Женщины Обломова — сначала Ольга, затем Агафья Пшеницына, такова трансформация имен. От Ольги — по Добролюбову, «женщины будущего», на сегодняшний день осталась беззаветная преданность музыке и, несмотря на искреннюю любовь, разумность в поступках. За Агафьей Матвеевной — проза, а не поэзия. В спектакле ниточка, связывающая Пшеницыну (Елизавета Нилова) с тихим «интеллигентным» Обломовым — хороший кофе, который она отменно готовит. Зажав ручную мельницу коленями и энергично крутя ручку, молодая, красивая и неулыбчивая Агафья выглядит, несомненно, привлекательно. Тут замешивается все сразу — самостоятельная женщина, в которой есть витальная сила, ее тяготение к более высокому укладу жизни, понимание счастья, близкое по каким‑то параметрам обломовскому.

Итак, две сиротки без крыши над головой — Илья Ильич и Захар обрели крышу, да еще какую прочную! Вымечтанный рай почти осуществился. Сон Обломова — с ухоженной супругой, садом, в котором можно гулять после обильного обеда, детишки… На деле все не то, не то! Во сне полное благоденствие, в реальности — пустота. При внезапном визите давних друзей — Штольца и Ольги — он о своем нынешнем стабильном положении сказал тихо, опустив голову, как повинился.

Спектакль закольцован. Диван занял прежнее место. Обломов, сложив ладони под щеку и укутавшись в обширный халат, погрузился в мирный сладкий покой.

Полная идиллия достигнута, а жизнь, придя к изначальной точке, иссякла. Периодически возникающие в спектакле видения, проходы матери — вторая реальность. В последний свой приход она забирает его с собой, в рай. «Воспоминания прошлого» никого не смущают, напротив, это точка возврата к истокам, очищение.

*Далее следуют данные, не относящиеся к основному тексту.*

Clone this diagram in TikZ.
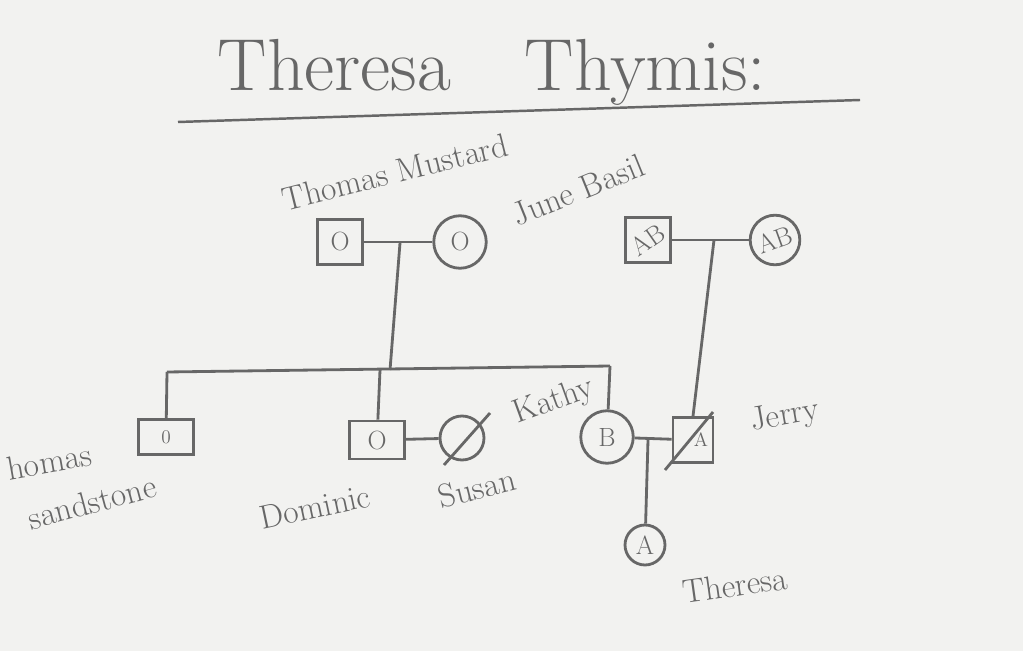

И вот парадокс. Персонажи, выведенные писателем как «новые люди», активные «делатели» жизни, видящие свое счастье в познании и труде, потускнели рядом с Обломовым, ушли на второй план. Они — дань моде, своему времени, в нем и остались. А он, пассивный наблюдатель, боящийся жизни, попавший в капкан собственной лени, неподвижности, спокойствия, пройдет сквозь века.